● **Problem to solve**: Take the lines from the beginning of the material through the line containing "3.08e-17, 3.15e-17, 3.15e-17]" and retype them exactly, leaving the pictures out.

● **Raw data**:
■ ■ ■

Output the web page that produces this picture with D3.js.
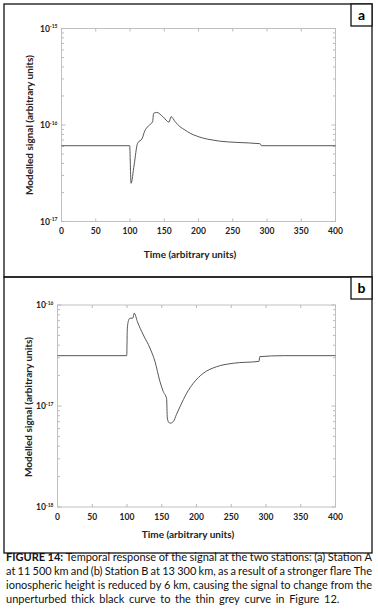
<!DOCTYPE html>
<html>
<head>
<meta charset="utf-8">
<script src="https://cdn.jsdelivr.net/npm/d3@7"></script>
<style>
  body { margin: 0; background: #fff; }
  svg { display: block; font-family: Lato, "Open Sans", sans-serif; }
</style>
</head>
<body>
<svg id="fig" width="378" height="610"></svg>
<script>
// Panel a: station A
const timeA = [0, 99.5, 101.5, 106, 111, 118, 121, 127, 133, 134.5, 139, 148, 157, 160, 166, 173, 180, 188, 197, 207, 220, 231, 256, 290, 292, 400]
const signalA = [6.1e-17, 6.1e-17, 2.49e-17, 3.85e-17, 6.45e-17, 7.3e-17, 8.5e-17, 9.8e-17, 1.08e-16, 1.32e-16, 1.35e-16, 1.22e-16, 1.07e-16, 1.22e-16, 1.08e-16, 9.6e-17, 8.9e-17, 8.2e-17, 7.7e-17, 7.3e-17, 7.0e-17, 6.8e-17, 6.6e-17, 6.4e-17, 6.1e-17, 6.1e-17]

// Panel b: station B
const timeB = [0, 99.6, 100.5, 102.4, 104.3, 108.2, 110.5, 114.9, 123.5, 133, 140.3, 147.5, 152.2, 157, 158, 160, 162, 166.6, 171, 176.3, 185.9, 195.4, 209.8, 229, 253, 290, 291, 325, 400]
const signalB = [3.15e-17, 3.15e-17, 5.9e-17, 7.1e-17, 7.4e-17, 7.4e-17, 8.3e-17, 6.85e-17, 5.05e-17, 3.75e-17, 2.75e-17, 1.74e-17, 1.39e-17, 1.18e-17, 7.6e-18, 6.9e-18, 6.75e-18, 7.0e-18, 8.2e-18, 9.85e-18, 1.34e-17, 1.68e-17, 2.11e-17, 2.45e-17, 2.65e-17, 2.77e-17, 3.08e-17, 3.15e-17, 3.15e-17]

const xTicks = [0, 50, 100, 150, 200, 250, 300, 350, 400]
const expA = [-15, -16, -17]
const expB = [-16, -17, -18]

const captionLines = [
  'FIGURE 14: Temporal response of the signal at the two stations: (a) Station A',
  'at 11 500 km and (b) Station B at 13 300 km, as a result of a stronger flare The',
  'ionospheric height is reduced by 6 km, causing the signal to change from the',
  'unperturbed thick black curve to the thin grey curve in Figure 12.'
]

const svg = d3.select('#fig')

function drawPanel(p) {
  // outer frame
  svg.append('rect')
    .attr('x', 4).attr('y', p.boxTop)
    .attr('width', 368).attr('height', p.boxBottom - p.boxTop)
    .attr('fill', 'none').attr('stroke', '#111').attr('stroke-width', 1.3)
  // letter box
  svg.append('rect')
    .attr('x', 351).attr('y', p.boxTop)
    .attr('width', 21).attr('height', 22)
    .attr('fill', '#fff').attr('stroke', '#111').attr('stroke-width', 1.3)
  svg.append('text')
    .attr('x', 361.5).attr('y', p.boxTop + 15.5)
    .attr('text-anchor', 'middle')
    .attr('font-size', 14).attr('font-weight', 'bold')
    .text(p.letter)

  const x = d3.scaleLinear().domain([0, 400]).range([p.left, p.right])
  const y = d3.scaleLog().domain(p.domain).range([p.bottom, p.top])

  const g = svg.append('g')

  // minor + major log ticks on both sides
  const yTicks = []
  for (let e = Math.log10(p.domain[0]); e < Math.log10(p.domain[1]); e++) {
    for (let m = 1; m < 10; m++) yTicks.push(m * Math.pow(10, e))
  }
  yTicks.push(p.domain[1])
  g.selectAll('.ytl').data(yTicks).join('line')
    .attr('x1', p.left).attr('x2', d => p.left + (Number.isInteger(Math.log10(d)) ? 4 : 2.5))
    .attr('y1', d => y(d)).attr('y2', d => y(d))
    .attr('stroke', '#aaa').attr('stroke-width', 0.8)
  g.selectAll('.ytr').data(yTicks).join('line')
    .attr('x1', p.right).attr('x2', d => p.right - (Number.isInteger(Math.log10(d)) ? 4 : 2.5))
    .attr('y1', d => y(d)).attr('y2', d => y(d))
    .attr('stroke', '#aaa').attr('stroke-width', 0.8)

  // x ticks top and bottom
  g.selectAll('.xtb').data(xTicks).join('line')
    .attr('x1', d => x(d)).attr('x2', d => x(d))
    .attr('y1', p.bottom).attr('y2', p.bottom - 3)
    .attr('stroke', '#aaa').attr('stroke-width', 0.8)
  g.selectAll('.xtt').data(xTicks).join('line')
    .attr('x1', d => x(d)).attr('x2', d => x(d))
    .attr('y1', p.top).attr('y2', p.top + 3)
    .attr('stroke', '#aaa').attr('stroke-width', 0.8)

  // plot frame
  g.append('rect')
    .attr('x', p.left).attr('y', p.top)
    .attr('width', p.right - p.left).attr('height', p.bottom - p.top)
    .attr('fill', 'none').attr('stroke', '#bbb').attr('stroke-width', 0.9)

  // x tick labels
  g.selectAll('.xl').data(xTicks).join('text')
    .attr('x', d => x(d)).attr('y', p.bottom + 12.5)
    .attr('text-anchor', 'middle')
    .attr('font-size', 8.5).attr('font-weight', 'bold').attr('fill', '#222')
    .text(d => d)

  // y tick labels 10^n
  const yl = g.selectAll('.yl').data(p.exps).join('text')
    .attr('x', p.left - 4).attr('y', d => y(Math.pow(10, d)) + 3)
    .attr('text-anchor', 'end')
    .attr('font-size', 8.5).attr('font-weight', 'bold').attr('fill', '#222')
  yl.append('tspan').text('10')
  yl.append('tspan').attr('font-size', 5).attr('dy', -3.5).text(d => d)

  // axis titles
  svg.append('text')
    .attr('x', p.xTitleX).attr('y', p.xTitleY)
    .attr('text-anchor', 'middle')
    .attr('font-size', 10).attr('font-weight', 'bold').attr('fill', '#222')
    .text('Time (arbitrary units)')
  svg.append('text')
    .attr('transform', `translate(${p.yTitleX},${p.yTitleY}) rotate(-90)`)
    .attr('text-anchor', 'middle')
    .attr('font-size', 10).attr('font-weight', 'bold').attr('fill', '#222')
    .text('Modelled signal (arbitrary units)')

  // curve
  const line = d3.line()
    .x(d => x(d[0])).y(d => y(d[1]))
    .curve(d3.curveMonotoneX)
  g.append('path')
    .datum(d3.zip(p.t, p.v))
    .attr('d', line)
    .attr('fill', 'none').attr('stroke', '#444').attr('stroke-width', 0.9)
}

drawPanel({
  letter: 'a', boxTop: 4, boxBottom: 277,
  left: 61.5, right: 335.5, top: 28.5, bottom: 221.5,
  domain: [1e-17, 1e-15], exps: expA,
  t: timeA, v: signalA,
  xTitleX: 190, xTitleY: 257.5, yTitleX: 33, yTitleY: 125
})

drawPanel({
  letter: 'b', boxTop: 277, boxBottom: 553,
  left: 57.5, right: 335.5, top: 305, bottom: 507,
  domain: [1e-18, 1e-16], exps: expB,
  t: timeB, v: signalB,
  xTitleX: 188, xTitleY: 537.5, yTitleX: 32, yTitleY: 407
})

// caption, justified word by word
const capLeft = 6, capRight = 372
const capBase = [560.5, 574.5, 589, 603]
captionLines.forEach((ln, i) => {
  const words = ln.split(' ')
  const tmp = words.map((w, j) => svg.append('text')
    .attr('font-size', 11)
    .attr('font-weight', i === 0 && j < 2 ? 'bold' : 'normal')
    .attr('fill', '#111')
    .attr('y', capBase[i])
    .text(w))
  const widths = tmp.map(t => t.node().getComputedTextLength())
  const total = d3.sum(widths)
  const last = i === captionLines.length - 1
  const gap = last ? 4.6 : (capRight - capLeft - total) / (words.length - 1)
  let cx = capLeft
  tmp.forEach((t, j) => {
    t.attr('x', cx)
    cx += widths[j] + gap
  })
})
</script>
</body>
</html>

■ ■ ■

● **Task solution**:
Output the web page that produces this picture with D3.js.
<!DOCTYPE html>
<html>
<head>
<meta charset="utf-8">
<script src="https://cdn.jsdelivr.net/npm/d3@7"></script>
<style>
  body { margin: 0; background: #fff; }
  svg { display: block; font-family: Lato, "Open Sans", sans-serif; }
</style>
</head>
<body>
<svg id="fig" width="378" height="610"></svg>
<script>
// Panel a: station A
const timeA = [0, 99.5, 101.5, 106, 111, 118, 121, 127, 133, 134.5, 139, 148, 157, 160, 166, 173, 180, 188, 197, 207, 220, 231, 256, 290, 292, 400]
const signalA = [6.1e-17, 6.1e-17, 2.49e-17, 3.85e-17, 6.45e-17, 7.3e-17, 8.5e-17, 9.8e-17, 1.08e-16, 1.32e-16, 1.35e-16, 1.22e-16, 1.07e-16, 1.22e-16, 1.08e-16, 9.6e-17, 8.9e-17, 8.2e-17, 7.7e-17, 7.3e-17, 7.0e-17, 6.8e-17, 6.6e-17, 6.4e-17, 6.1e-17, 6.1e-17]

// Panel b: station B
const timeB = [0, 99.6, 100.5, 102.4, 104.3, 108.2, 110.5, 114.9, 123.5, 133, 140.3, 147.5, 152.2, 157, 158, 160, 162, 166.6, 171, 176.3, 185.9, 195.4, 209.8, 229, 253, 290, 291, 325, 400]
const signalB = [3.15e-17, 3.15e-17, 5.9e-17, 7.1e-17, 7.4e-17, 7.4e-17, 8.3e-17, 6.85e-17, 5.05e-17, 3.75e-17, 2.75e-17, 1.74e-17, 1.39e-17, 1.18e-17, 7.6e-18, 6.9e-18, 6.75e-18, 7.0e-18, 8.2e-18, 9.85e-18, 1.34e-17, 1.68e-17, 2.11e-17, 2.45e-17, 2.65e-17, 2.77e-17, 3.08e-17, 3.15e-17, 3.15e-17]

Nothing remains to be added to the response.